- Set exercise -
Repeat all of the material below exactly as written, images excluded.

- Material -
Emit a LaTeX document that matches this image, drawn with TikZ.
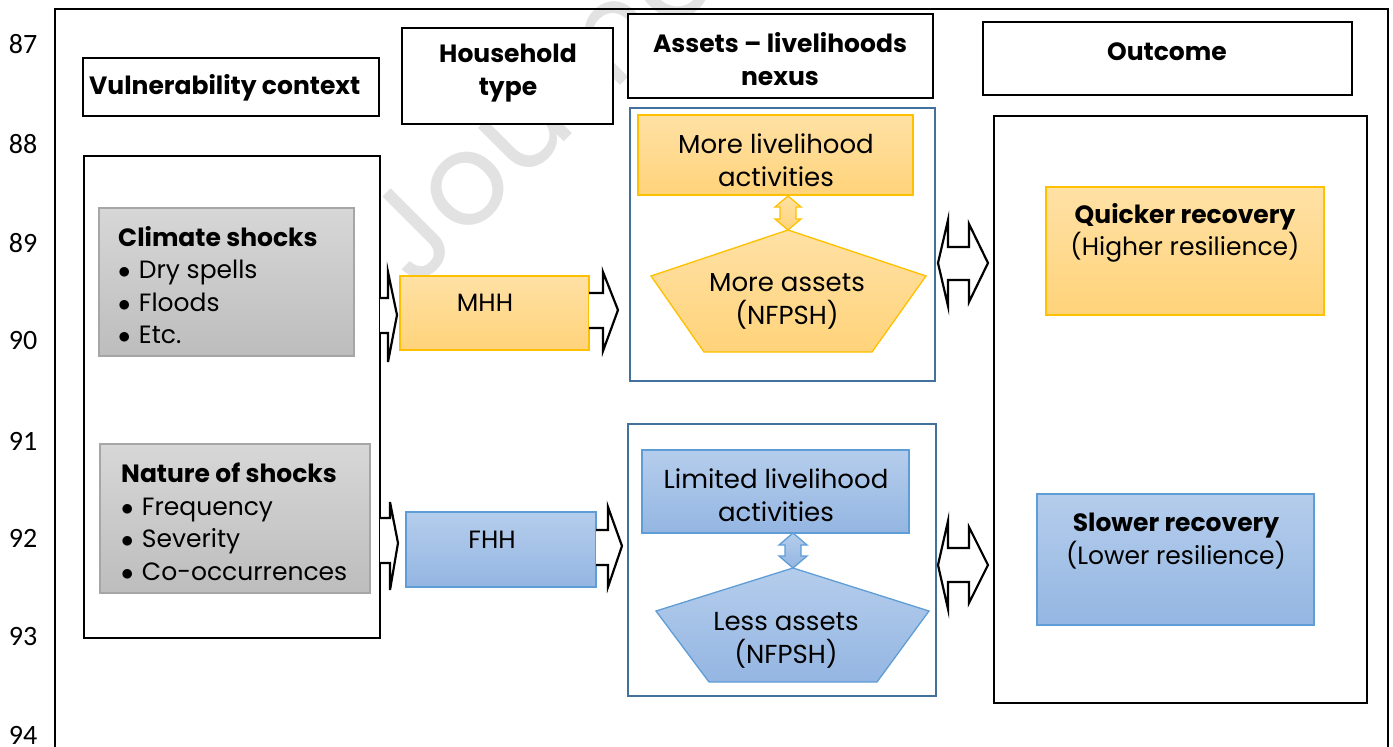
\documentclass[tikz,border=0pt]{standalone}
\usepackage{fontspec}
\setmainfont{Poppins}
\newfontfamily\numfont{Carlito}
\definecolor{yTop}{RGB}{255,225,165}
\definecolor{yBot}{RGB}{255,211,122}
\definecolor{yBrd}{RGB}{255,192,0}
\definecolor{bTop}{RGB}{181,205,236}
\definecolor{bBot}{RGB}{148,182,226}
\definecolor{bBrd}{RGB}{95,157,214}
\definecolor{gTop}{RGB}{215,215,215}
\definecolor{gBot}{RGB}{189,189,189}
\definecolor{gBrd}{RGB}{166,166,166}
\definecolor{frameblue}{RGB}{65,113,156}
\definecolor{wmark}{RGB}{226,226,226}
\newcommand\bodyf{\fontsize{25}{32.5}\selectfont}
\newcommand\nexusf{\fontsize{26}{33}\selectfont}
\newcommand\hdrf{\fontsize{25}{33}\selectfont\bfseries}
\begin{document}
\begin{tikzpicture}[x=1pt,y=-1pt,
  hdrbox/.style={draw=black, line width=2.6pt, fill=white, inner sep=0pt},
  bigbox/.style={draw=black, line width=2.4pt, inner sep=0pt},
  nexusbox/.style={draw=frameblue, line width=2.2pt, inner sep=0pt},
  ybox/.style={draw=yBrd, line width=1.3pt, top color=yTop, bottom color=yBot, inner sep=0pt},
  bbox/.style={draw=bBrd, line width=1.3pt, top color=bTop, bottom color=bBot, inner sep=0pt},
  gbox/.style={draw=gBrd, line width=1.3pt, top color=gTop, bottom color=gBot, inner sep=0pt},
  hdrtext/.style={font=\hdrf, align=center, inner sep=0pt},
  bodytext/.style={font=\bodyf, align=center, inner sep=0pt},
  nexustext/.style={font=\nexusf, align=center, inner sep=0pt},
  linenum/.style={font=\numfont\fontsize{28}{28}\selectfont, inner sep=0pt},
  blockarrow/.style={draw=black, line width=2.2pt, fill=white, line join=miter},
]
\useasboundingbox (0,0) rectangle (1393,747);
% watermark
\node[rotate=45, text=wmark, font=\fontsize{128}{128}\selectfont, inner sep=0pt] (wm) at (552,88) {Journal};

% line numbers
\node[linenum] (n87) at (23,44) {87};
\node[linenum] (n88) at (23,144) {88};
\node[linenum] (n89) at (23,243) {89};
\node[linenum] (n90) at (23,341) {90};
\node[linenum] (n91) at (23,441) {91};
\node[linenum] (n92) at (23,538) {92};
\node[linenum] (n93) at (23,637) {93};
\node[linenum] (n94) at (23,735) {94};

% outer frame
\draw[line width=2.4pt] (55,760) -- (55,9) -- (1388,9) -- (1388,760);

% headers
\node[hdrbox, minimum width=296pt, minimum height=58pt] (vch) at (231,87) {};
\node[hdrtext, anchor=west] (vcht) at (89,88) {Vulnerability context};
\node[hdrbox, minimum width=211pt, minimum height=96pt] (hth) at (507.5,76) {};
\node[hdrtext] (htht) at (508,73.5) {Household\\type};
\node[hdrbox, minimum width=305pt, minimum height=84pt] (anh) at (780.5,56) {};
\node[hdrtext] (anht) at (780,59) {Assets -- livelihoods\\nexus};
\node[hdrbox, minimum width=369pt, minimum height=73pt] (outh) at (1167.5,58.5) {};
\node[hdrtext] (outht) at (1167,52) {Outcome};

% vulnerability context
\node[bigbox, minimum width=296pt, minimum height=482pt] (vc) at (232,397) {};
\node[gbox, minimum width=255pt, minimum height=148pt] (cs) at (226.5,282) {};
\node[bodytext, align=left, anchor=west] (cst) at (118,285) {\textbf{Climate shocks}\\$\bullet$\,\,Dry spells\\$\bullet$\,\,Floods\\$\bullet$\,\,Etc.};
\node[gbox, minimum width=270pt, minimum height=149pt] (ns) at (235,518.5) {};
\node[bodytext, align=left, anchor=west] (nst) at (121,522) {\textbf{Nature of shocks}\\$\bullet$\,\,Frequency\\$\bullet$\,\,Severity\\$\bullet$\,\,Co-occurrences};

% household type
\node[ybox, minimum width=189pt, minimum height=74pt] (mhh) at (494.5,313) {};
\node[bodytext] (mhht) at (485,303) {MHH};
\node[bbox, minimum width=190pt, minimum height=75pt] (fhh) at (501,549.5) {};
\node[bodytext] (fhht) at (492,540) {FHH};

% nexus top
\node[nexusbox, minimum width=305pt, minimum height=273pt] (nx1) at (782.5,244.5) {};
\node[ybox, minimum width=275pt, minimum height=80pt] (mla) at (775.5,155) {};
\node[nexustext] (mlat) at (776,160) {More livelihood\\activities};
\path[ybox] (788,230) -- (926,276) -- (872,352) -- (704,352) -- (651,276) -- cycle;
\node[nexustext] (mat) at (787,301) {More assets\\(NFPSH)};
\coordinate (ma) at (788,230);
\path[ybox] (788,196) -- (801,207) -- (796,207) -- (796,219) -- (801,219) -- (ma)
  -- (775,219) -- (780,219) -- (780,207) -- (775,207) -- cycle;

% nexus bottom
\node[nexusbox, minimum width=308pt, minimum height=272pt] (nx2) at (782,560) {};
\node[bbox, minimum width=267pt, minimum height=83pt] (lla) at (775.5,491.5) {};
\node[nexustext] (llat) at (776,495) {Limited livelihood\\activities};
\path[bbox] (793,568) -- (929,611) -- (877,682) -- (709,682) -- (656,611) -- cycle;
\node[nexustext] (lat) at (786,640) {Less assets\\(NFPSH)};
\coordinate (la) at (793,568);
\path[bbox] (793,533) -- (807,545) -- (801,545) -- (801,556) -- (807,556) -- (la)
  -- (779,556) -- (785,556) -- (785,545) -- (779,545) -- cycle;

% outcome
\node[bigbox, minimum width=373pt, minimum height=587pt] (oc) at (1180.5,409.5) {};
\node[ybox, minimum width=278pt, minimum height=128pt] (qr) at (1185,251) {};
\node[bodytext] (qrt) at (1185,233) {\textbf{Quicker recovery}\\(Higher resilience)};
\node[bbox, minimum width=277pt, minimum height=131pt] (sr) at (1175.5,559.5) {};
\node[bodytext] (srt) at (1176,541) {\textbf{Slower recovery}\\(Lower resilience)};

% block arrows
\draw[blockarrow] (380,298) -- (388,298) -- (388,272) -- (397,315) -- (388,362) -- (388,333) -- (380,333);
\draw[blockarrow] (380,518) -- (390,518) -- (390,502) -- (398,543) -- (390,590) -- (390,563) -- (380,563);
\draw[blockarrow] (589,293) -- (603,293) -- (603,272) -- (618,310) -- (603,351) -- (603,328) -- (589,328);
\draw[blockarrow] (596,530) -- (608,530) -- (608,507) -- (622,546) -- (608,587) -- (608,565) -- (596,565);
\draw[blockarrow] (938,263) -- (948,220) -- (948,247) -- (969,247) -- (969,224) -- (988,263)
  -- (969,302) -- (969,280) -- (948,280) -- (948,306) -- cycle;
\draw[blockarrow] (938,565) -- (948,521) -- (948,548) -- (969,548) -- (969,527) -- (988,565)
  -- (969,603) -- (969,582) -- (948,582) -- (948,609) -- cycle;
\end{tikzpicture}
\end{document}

- Complete output -
Emit a LaTeX document that matches this image, drawn with TikZ.
\documentclass[tikz,border=0pt]{standalone}
\usepackage{fontspec}
\setmainfont{Poppins}
\newfontfamily\numfont{Carlito}
\definecolor{yTop}{RGB}{255,225,165}
\definecolor{yBot}{RGB}{255,211,122}
\definecolor{yBrd}{RGB}{255,192,0}
\definecolor{bTop}{RGB}{181,205,236}
\definecolor{bBot}{RGB}{148,182,226}
\definecolor{bBrd}{RGB}{95,157,214}
\definecolor{gTop}{RGB}{215,215,215}
\definecolor{gBot}{RGB}{189,189,189}
\definecolor{gBrd}{RGB}{166,166,166}
\definecolor{frameblue}{RGB}{65,113,156}
\definecolor{wmark}{RGB}{226,226,226}
\newcommand\bodyf{\fontsize{25}{32.5}\selectfont}
\newcommand\nexusf{\fontsize{26}{33}\selectfont}
\newcommand\hdrf{\fontsize{25}{33}\selectfont\bfseries}
\begin{document}
\begin{tikzpicture}[x=1pt,y=-1pt,
  hdrbox/.style={draw=black, line width=2.6pt, fill=white, inner sep=0pt},
  bigbox/.style={draw=black, line width=2.4pt, inner sep=0pt},
  nexusbox/.style={draw=frameblue, line width=2.2pt, inner sep=0pt},
  ybox/.style={draw=yBrd, line width=1.3pt, top color=yTop, bottom color=yBot, inner sep=0pt},
  bbox/.style={draw=bBrd, line width=1.3pt, top color=bTop, bottom color=bBot, inner sep=0pt},
  gbox/.style={draw=gBrd, line width=1.3pt, top color=gTop, bottom color=gBot, inner sep=0pt},
  hdrtext/.style={font=\hdrf, align=center, inner sep=0pt},
  bodytext/.style={font=\bodyf, align=center, inner sep=0pt},
  nexustext/.style={font=\nexusf, align=center, inner sep=0pt},
  linenum/.style={font=\numfont\fontsize{28}{28}\selectfont, inner sep=0pt},
  blockarrow/.style={draw=black, line width=2.2pt, fill=white, line join=miter},
]
\useasboundingbox (0,0) rectangle (1393,747);
% watermark
\node[rotate=45, text=wmark, font=\fontsize{128}{128}\selectfont, inner sep=0pt] (wm) at (552,88) {Journal};

% line numbers
\node[linenum] (n87) at (23,44) {87};
\node[linenum] (n88) at (23,144) {88};
\node[linenum] (n89) at (23,243) {89};
\node[linenum] (n90) at (23,341) {90};
\node[linenum] (n91) at (23,441) {91};
\node[linenum] (n92) at (23,538) {92};
\node[linenum] (n93) at (23,637) {93};
\node[linenum] (n94) at (23,735) {94};

% outer frame
\draw[line width=2.4pt] (55,760) -- (55,9) -- (1388,9) -- (1388,760);

% headers
\node[hdrbox, minimum width=296pt, minimum height=58pt] (vch) at (231,87) {};
\node[hdrtext, anchor=west] (vcht) at (89,88) {Vulnerability context};
\node[hdrbox, minimum width=211pt, minimum height=96pt] (hth) at (507.5,76) {};
\node[hdrtext] (htht) at (508,73.5) {Household\\type};
\node[hdrbox, minimum width=305pt, minimum height=84pt] (anh) at (780.5,56) {};
\node[hdrtext] (anht) at (780,59) {Assets -- livelihoods\\nexus};
\node[hdrbox, minimum width=369pt, minimum height=73pt] (outh) at (1167.5,58.5) {};
\node[hdrtext] (outht) at (1167,52) {Outcome};

% vulnerability context
\node[bigbox, minimum width=296pt, minimum height=482pt] (vc) at (232,397) {};
\node[gbox, minimum width=255pt, minimum height=148pt] (cs) at (226.5,282) {};
\node[bodytext, align=left, anchor=west] (cst) at (118,285) {\textbf{Climate shocks}\\$\bullet$\,\,Dry spells\\$\bullet$\,\,Floods\\$\bullet$\,\,Etc.};
\node[gbox, minimum width=270pt, minimum height=149pt] (ns) at (235,518.5) {};
\node[bodytext, align=left, anchor=west] (nst) at (121,522) {\textbf{Nature of shocks}\\$\bullet$\,\,Frequency\\$\bullet$\,\,Severity\\$\bullet$\,\,Co-occurrences};

% household type
\node[ybox, minimum width=189pt, minimum height=74pt] (mhh) at (494.5,313) {};
\node[bodytext] (mhht) at (485,303) {MHH};
\node[bbox, minimum width=190pt, minimum height=75pt] (fhh) at (501,549.5) {};
\node[bodytext] (fhht) at (492,540) {FHH};

% nexus top
\node[nexusbox, minimum width=305pt, minimum height=273pt] (nx1) at (782.5,244.5) {};
\node[ybox, minimum width=275pt, minimum height=80pt] (mla) at (775.5,155) {};
\node[nexustext] (mlat) at (776,160) {More livelihood\\activities};
\path[ybox] (788,230) -- (926,276) -- (872,352) -- (704,352) -- (651,276) -- cycle;
\node[nexustext] (mat) at (787,301) {More assets\\(NFPSH)};
\coordinate (ma) at (788,230);
\path[ybox] (788,196) -- (801,207) -- (796,207) -- (796,219) -- (801,219) -- (ma)
  -- (775,219) -- (780,219) -- (780,207) -- (775,207) -- cycle;

% nexus bottom
\node[nexusbox, minimum width=308pt, minimum height=272pt] (nx2) at (782,560) {};
\node[bbox, minimum width=267pt, minimum height=83pt] (lla) at (775.5,491.5) {};
\node[nexustext] (llat) at (776,495) {Limited livelihood\\activities};
\path[bbox] (793,568) -- (929,611) -- (877,682) -- (709,682) -- (656,611) -- cycle;
\node[nexustext] (lat) at (786,640) {Less assets\\(NFPSH)};
\coordinate (la) at (793,568);
\path[bbox] (793,533) -- (807,545) -- (801,545) -- (801,556) -- (807,556) -- (la)
  -- (779,556) -- (785,556) -- (785,545) -- (779,545) -- cycle;

% outcome
\node[bigbox, minimum width=373pt, minimum height=587pt] (oc) at (1180.5,409.5) {};
\node[ybox, minimum width=278pt, minimum height=128pt] (qr) at (1185,251) {};
\node[bodytext] (qrt) at (1185,233) {\textbf{Quicker recovery}\\(Higher resilience)};
\node[bbox, minimum width=277pt, minimum height=131pt] (sr) at (1175.5,559.5) {};
\node[bodytext] (srt) at (1176,541) {\textbf{Slower recovery}\\(Lower resilience)};

% block arrows
\draw[blockarrow] (380,298) -- (388,298) -- (388,272) -- (397,315) -- (388,362) -- (388,333) -- (380,333);
\draw[blockarrow] (380,518) -- (390,518) -- (390,502) -- (398,543) -- (390,590) -- (390,563) -- (380,563);
\draw[blockarrow] (589,293) -- (603,293) -- (603,272) -- (618,310) -- (603,351) -- (603,328) -- (589,328);
\draw[blockarrow] (596,530) -- (608,530) -- (608,507) -- (622,546) -- (608,587) -- (608,565) -- (596,565);
\draw[blockarrow] (938,263) -- (948,220) -- (948,247) -- (969,247) -- (969,224) -- (988,263)
  -- (969,302) -- (969,280) -- (948,280) -- (948,306) -- cycle;
\draw[blockarrow] (938,565) -- (948,521) -- (948,548) -- (969,548) -- (969,527) -- (988,565)
  -- (969,603) -- (969,582) -- (948,582) -- (948,609) -- cycle;
\end{tikzpicture}
\end{document}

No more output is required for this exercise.